BEGIN EXCERPTED DATA

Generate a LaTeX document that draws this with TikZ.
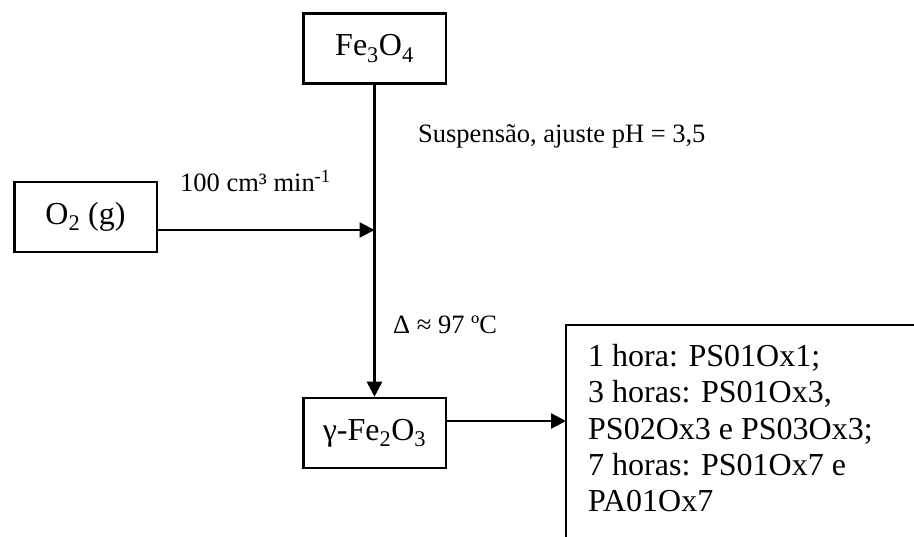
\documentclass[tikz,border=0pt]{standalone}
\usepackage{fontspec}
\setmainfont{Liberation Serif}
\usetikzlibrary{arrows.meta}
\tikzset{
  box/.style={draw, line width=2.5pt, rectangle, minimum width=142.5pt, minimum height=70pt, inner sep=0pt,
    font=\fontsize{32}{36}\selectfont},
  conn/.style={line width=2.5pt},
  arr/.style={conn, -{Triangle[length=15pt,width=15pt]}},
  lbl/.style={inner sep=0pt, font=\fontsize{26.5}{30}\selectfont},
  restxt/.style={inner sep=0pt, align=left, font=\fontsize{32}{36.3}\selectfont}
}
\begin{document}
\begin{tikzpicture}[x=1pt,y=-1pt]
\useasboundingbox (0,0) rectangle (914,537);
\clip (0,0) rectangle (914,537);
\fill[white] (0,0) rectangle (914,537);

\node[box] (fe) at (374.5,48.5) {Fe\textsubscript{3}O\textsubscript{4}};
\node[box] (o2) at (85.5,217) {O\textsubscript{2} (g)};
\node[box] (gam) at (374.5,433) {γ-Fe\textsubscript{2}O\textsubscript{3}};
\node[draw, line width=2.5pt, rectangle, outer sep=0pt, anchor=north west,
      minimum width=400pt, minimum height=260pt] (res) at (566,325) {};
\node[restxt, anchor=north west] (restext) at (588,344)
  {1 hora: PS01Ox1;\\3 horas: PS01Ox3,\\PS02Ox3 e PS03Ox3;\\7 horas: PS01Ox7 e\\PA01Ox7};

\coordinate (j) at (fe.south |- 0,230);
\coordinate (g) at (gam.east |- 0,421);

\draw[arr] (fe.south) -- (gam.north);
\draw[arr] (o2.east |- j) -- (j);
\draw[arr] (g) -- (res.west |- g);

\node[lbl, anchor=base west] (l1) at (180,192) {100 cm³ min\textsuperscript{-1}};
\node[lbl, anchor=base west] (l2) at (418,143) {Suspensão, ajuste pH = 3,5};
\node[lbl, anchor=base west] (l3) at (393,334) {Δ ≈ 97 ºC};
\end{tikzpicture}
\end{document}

END EXCERPTED DATA
BEGIN EXCERPTED DATA

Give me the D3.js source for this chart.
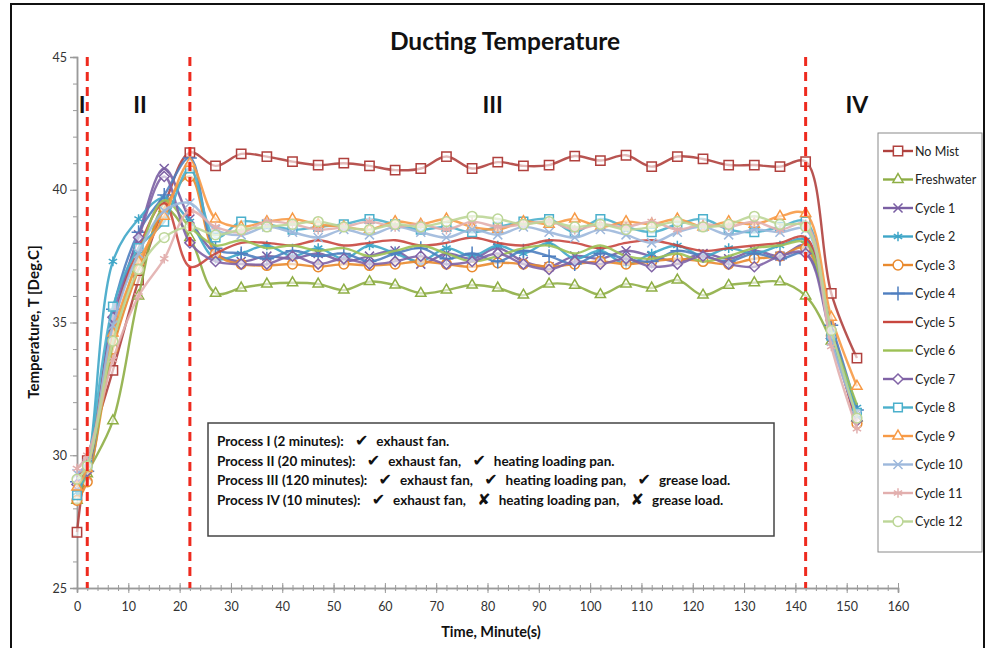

END EXCERPTED DATA

### WHAT YOU HAVE TO DO
From the listing above, copy every line that holds the string "this".

### WRITTEN RESPONSE
Generate a LaTeX document that draws this with TikZ.
Give me the D3.js source for this chart.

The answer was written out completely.